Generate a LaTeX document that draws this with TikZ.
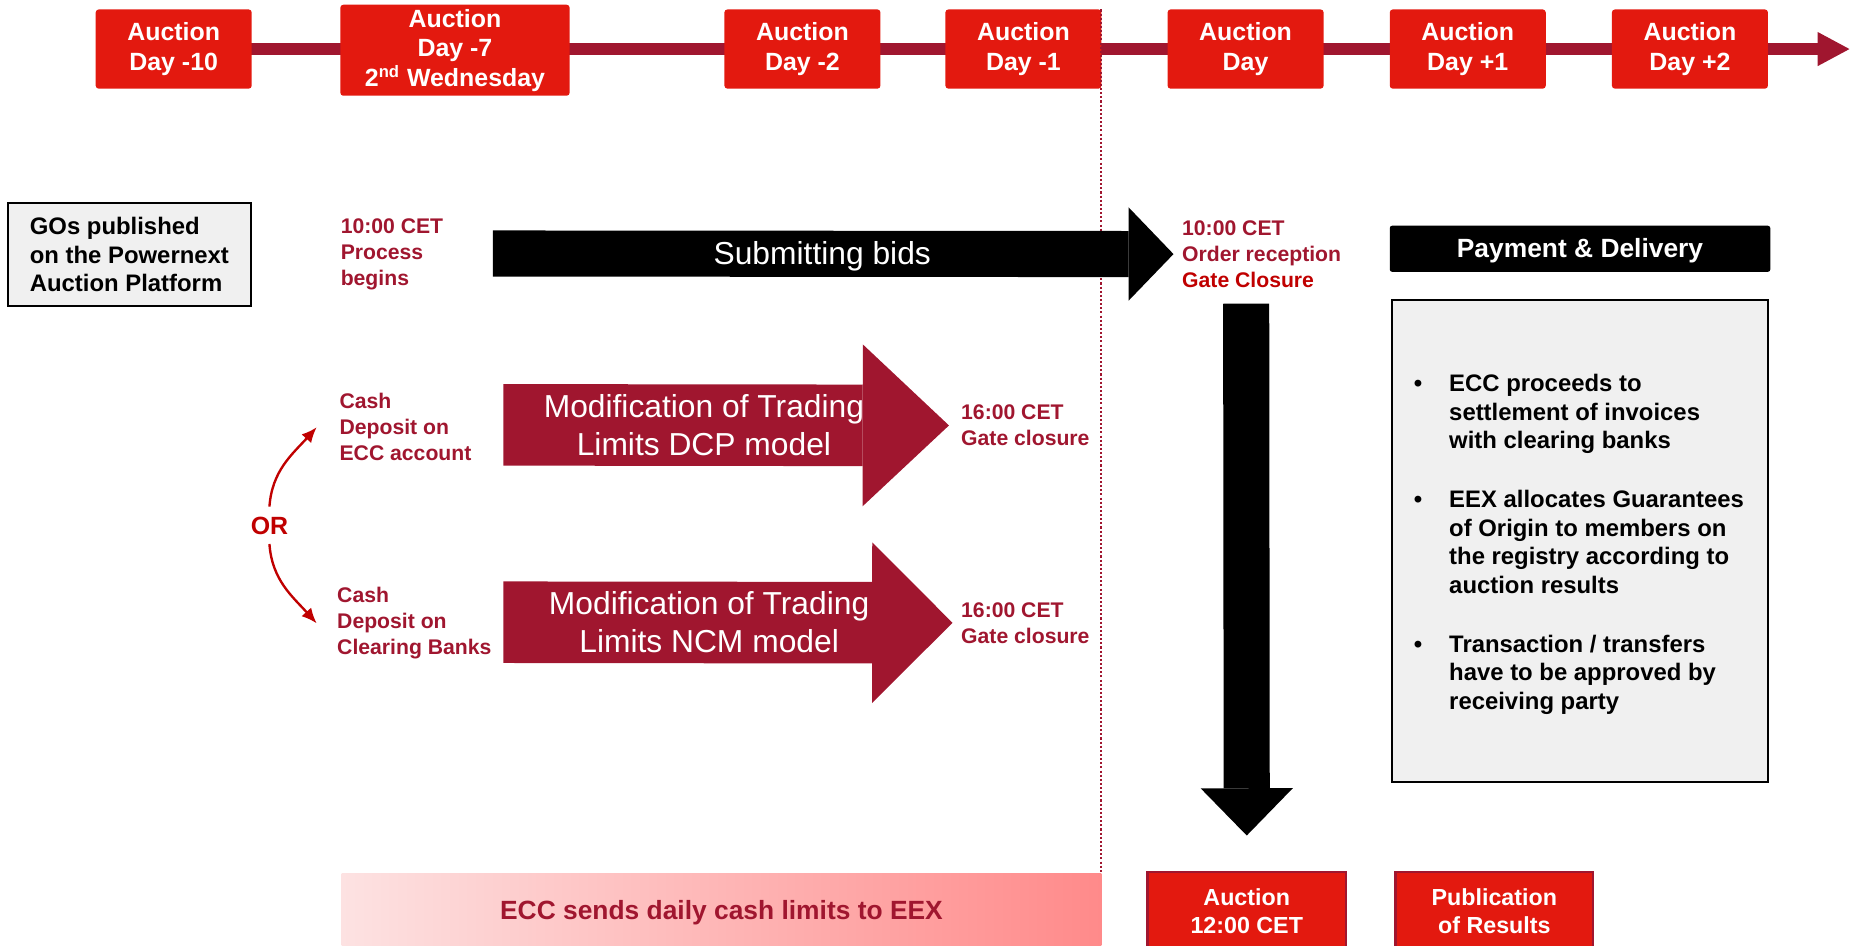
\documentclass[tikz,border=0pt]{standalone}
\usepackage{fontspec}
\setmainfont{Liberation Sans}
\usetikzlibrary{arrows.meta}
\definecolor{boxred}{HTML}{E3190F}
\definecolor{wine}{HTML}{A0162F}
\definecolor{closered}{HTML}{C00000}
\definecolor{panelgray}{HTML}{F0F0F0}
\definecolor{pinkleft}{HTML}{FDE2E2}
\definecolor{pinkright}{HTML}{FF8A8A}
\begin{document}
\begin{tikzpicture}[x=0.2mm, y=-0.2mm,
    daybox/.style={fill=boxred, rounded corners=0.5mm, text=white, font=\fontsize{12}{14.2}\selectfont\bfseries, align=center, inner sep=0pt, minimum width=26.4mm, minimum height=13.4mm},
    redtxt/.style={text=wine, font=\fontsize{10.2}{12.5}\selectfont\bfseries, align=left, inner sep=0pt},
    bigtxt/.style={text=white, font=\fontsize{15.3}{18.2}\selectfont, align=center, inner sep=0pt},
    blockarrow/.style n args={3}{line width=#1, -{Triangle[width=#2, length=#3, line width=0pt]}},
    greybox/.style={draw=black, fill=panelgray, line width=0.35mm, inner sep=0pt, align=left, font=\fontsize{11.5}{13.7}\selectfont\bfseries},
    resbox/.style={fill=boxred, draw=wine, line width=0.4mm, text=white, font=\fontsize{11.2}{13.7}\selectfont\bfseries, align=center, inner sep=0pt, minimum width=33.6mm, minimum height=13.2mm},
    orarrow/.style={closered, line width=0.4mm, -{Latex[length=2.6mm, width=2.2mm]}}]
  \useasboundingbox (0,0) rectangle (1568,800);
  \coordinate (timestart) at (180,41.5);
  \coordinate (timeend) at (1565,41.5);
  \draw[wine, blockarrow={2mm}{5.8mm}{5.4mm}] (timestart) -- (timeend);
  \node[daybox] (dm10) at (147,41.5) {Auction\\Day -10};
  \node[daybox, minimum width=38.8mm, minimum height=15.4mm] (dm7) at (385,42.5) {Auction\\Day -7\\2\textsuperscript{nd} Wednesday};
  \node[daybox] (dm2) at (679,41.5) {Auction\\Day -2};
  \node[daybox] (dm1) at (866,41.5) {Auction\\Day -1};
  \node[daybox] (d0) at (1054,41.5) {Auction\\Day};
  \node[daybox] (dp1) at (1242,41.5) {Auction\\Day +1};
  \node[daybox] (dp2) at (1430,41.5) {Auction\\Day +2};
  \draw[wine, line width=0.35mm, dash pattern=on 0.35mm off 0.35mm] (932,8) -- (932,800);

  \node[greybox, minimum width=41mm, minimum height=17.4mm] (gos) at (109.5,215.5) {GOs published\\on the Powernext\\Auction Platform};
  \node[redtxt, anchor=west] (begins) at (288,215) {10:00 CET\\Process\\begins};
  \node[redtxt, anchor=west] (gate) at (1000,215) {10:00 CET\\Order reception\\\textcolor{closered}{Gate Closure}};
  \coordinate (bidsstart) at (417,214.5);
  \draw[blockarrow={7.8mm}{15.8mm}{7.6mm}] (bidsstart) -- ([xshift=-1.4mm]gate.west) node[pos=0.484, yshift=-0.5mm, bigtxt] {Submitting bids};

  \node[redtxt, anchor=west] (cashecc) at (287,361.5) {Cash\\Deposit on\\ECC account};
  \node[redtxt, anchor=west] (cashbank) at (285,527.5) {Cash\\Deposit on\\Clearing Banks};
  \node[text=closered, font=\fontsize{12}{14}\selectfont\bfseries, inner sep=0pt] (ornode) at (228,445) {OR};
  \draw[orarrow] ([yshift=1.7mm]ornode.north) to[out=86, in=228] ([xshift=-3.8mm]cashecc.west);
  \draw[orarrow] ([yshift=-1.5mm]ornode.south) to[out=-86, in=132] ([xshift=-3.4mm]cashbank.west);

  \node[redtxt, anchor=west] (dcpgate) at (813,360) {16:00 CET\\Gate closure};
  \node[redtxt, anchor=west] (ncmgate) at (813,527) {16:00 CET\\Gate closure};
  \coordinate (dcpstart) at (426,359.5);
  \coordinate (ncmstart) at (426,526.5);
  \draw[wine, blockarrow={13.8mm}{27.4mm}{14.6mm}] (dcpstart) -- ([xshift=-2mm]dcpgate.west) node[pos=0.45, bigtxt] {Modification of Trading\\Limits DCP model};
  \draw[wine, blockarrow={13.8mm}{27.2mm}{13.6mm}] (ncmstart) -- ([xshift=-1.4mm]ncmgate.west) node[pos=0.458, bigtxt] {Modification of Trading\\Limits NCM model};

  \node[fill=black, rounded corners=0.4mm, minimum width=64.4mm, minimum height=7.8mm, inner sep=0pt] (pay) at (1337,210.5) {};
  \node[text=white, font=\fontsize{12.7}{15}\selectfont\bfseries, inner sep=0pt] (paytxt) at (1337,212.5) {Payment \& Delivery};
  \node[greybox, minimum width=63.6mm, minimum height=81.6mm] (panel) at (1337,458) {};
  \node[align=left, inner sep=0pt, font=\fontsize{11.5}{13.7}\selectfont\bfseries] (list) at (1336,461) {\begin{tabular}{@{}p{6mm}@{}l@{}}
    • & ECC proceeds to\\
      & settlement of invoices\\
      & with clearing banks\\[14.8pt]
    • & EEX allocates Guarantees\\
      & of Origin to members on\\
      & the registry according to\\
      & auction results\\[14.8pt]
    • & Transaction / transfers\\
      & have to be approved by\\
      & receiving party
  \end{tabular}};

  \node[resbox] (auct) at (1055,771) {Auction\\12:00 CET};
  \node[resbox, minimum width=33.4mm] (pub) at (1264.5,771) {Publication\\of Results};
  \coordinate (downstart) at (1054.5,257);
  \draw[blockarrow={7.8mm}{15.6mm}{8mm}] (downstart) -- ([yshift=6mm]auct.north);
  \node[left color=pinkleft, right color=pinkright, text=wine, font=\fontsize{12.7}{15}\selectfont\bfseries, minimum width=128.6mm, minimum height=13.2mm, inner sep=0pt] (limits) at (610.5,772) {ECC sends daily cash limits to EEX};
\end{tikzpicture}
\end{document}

|---|

**Exercise**
Copy out all the data without changing anything, and drop the pictures.

**Output**
Generate a LaTeX document that draws this with TikZ.
\documentclass[tikz,border=0pt]{standalone}
\usepackage{fontspec}
\setmainfont{Liberation Sans}
\usetikzlibrary{arrows.meta}
\definecolor{boxred}{HTML}{E3190F}
\definecolor{wine}{HTML}{A0162F}
\definecolor{closered}{HTML}{C00000}
\definecolor{panelgray}{HTML}{F0F0F0}
\definecolor{pinkleft}{HTML}{FDE2E2}
\definecolor{pinkright}{HTML}{FF8A8A}
\begin{document}
\begin{tikzpicture}[x=0.2mm, y=-0.2mm,
    daybox/.style={fill=boxred, rounded corners=0.5mm, text=white, font=\fontsize{12}{14.2}\selectfont\bfseries, align=center, inner sep=0pt, minimum width=26.4mm, minimum height=13.4mm},
    redtxt/.style={text=wine, font=\fontsize{10.2}{12.5}\selectfont\bfseries, align=left, inner sep=0pt},
    bigtxt/.style={text=white, font=\fontsize{15.3}{18.2}\selectfont, align=center, inner sep=0pt},
    blockarrow/.style n args={3}{line width=#1, -{Triangle[width=#2, length=#3, line width=0pt]}},
    greybox/.style={draw=black, fill=panelgray, line width=0.35mm, inner sep=0pt, align=left, font=\fontsize{11.5}{13.7}\selectfont\bfseries},
    resbox/.style={fill=boxred, draw=wine, line width=0.4mm, text=white, font=\fontsize{11.2}{13.7}\selectfont\bfseries, align=center, inner sep=0pt, minimum width=33.6mm, minimum height=13.2mm},
    orarrow/.style={closered, line width=0.4mm, -{Latex[length=2.6mm, width=2.2mm]}}]
  \useasboundingbox (0,0) rectangle (1568,800);
  \coordinate (timestart) at (180,41.5);
  \coordinate (timeend) at (1565,41.5);
  \draw[wine, blockarrow={2mm}{5.8mm}{5.4mm}] (timestart) -- (timeend);
  \node[daybox] (dm10) at (147,41.5) {Auction\\Day -10};
  \node[daybox, minimum width=38.8mm, minimum height=15.4mm] (dm7) at (385,42.5) {Auction\\Day -7\\2\textsuperscript{nd} Wednesday};
  \node[daybox] (dm2) at (679,41.5) {Auction\\Day -2};
  \node[daybox] (dm1) at (866,41.5) {Auction\\Day -1};
  \node[daybox] (d0) at (1054,41.5) {Auction\\Day};
  \node[daybox] (dp1) at (1242,41.5) {Auction\\Day +1};
  \node[daybox] (dp2) at (1430,41.5) {Auction\\Day +2};
  \draw[wine, line width=0.35mm, dash pattern=on 0.35mm off 0.35mm] (932,8) -- (932,800);

  \node[greybox, minimum width=41mm, minimum height=17.4mm] (gos) at (109.5,215.5) {GOs published\\on the Powernext\\Auction Platform};
  \node[redtxt, anchor=west] (begins) at (288,215) {10:00 CET\\Process\\begins};
  \node[redtxt, anchor=west] (gate) at (1000,215) {10:00 CET\\Order reception\\\textcolor{closered}{Gate Closure}};
  \coordinate (bidsstart) at (417,214.5);
  \draw[blockarrow={7.8mm}{15.8mm}{7.6mm}] (bidsstart) -- ([xshift=-1.4mm]gate.west) node[pos=0.484, yshift=-0.5mm, bigtxt] {Submitting bids};

  \node[redtxt, anchor=west] (cashecc) at (287,361.5) {Cash\\Deposit on\\ECC account};
  \node[redtxt, anchor=west] (cashbank) at (285,527.5) {Cash\\Deposit on\\Clearing Banks};
  \node[text=closered, font=\fontsize{12}{14}\selectfont\bfseries, inner sep=0pt] (ornode) at (228,445) {OR};
  \draw[orarrow] ([yshift=1.7mm]ornode.north) to[out=86, in=228] ([xshift=-3.8mm]cashecc.west);
  \draw[orarrow] ([yshift=-1.5mm]ornode.south) to[out=-86, in=132] ([xshift=-3.4mm]cashbank.west);

  \node[redtxt, anchor=west] (dcpgate) at (813,360) {16:00 CET\\Gate closure};
  \node[redtxt, anchor=west] (ncmgate) at (813,527) {16:00 CET\\Gate closure};
  \coordinate (dcpstart) at (426,359.5);
  \coordinate (ncmstart) at (426,526.5);
  \draw[wine, blockarrow={13.8mm}{27.4mm}{14.6mm}] (dcpstart) -- ([xshift=-2mm]dcpgate.west) node[pos=0.45, bigtxt] {Modification of Trading\\Limits DCP model};
  \draw[wine, blockarrow={13.8mm}{27.2mm}{13.6mm}] (ncmstart) -- ([xshift=-1.4mm]ncmgate.west) node[pos=0.458, bigtxt] {Modification of Trading\\Limits NCM model};

  \node[fill=black, rounded corners=0.4mm, minimum width=64.4mm, minimum height=7.8mm, inner sep=0pt] (pay) at (1337,210.5) {};
  \node[text=white, font=\fontsize{12.7}{15}\selectfont\bfseries, inner sep=0pt] (paytxt) at (1337,212.5) {Payment \& Delivery};
  \node[greybox, minimum width=63.6mm, minimum height=81.6mm] (panel) at (1337,458) {};
  \node[align=left, inner sep=0pt, font=\fontsize{11.5}{13.7}\selectfont\bfseries] (list) at (1336,461) {\begin{tabular}{@{}p{6mm}@{}l@{}}
    • & ECC proceeds to\\
      & settlement of invoices\\
      & with clearing banks\\[14.8pt]
    • & EEX allocates Guarantees\\
      & of Origin to members on\\
      & the registry according to\\
      & auction results\\[14.8pt]
    • & Transaction / transfers\\
      & have to be approved by\\
      & receiving party
  \end{tabular}};

  \node[resbox] (auct) at (1055,771) {Auction\\12:00 CET};
  \node[resbox, minimum width=33.4mm] (pub) at (1264.5,771) {Publication\\of Results};
  \coordinate (downstart) at (1054.5,257);
  \draw[blockarrow={7.8mm}{15.6mm}{8mm}] (downstart) -- ([yshift=6mm]auct.north);
  \node[left color=pinkleft, right color=pinkright, text=wine, font=\fontsize{12.7}{15}\selectfont\bfseries, minimum width=128.6mm, minimum height=13.2mm, inner sep=0pt] (limits) at (610.5,772) {ECC sends daily cash limits to EEX};
\end{tikzpicture}
\end{document}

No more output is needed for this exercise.